Ефим Вихрев был одним из первых, кто воспел палешан. Свою книгу «Палех» (М., 1930) Вихрев подарил и Клюеву. 25 февраля 1930 года в письме к Е. Вихреву Яр-Кравченко сообщает, что «Ник<олай> Алексеевич многим говорит о Вас и рекомендует книгу Вашу». Знаком был Клюев, по-видимому, и с очерками о Палехе, написанными перевальцами И. Катаевым и Н. Зарудиным. (Вспомним, что 13 ноября 1929 года Клюев читал у Катаева «Погорельщину»; а ровно через два месяца у Ю.М. Соколова Клюева слушали палешане И.М. Баканов и А.В. Котухин).
Позднее, в 1932 году, через Вихрева и ивановского поэта Д.Н. Семеновского Клюев знакомится в Москве с палехскими художниками А.А. Глазуновым и А.И. Зубковым (председателем палехской артели в 1929-1938 годах). В память о посещении Глазуновых (в их квартире находилось множество образцов палехского искусства) Клюев сделал в семейном альбоме следующую весьма примечательную запись:
«Вечер 21 сентября 1932 года – проведенный в Вашем жилище, цветущем отображением рая, – как ничто в жизни, открыл мне глаза на ужасающую пропасть, сиречь на окно в Европу – откуда дует неумолимым стальным ветром на русские цветы!
Пусть кони, единороги и онагры Палеха спасаются от этого смертельного сквозняка – верой в иконный рай и реку живую Цвета неувядаемого, вечную богородицу-красоту своего белого востока».
Общением с родственными ему по духу артистами и художниками Клюев пытался, возможно, приглушить боль, вызванную его изгнанием из литературы. Уединившись в «подводной келье» (так называл он свое полуподвальное жилье в Гранатном переулке), Клюев и в пестром литературном мире Москвы 1930-х годов держится несколько особняком, сохраняя отношения главным образом с теми писателями, которые, как и он, оказались «несозвучными» новой эпохе. Среди них мы вновь встречаем Осипа Мандельштама.

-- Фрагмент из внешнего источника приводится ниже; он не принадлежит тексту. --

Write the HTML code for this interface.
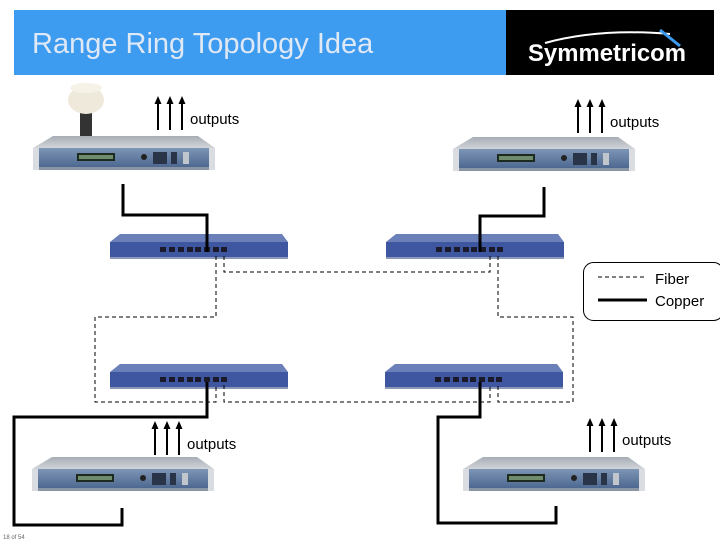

Что тянуло друг к другу Мандельштама и Клюева, поэтов, казалось бы, столь несхожих? Впрочем, несхожих только на первый взгляд. Акмеистическая закваска, «тоска по мировой культуре» сближает их духовно и дает возможность говорить о них – в широкой историко-литературной перспективе – как о поэтах родственной ориентации, хотя и совершенно разных по языку и стилю. Не случайно еще в 1922 году Мандельштам почувствовал в поэзии Клюева «эллинистический дух». «Клюев, – с восхищением писал Мандельштам в «Письме о русской поэзии», – пришелец с величавого Олонца, где русский быт и русская мужицкая речь покоится в эллинской важности и простоте. Клюев народен потому, что в нем сживается ямбический дух Боратынского с вещим напевом неграмотного олонецкого сказителя». Теперь же, в Москве 1930-х годов, их соединяет, конечно, не только общее культурное прошлое, но и нынешняя их судьба – гонимых и ошельмованных, насильственно отторгнутых от литературы.
Мандельштам не раз навещал Клюева в Гранатном переулке. Вероятно, он заглядывал в «подвалец», нанося очередной визит поэтессе Марии Петровых, в которую, по словам Ахматовой, Мандельштам «был бурно, коротко и безответно влюблен» в 1933-1934 годах. (Петровых жила, как и Клюев, на Гранатном). Мандельштам заходил к Марии Сергеевне, по свидетельству Е.С. Петровых, ее сестры, часто, иногда по нескольку раз в день. О том, что Мандельштам и Л.Н. Гумилев (сын Ахматовой и Гумилева, в будущем – известный ученый-этнограф) посещали Клюева, читавшего им стихи, вспоминает и Э.Г. Герштейн.
Многократно навещал Мандельштамов и сам Клюев. Когда они въехали в комнату Александра Эмильевича, брата поэта, на Старосадском, Клюев явился к ним, «как-то странно держа в оттопыренной руке бутербродик, насаженный на палочку: «Все, что у меня есть»». Это было предположительно в 1931 году. В другой раз Клюев зашел к Мандельштамам в Дом Герцена на Тверской (Мандельштамы жили в правом флигеле этого дома с начала 1932-го до конца 1933 года). В гостях у них была художница Е.М. Фрадкина. «При ней вошел Клюев. Надя <Надежда Яковлевна Мандельштам, жена поэта. – К.А.> пригласила его к обеденному столу, но он смиренно примостился у низкого подоконника: «Я уж здесь щец похлебаю». Фрадкина со своим удлиненным подгримированным лицом, одетая по-европейски, с деловитой элегантностью, даже рот приоткрыла, с любопытством разглядывая, как этот нищий странник истово и медленно подносит ложку ко рту.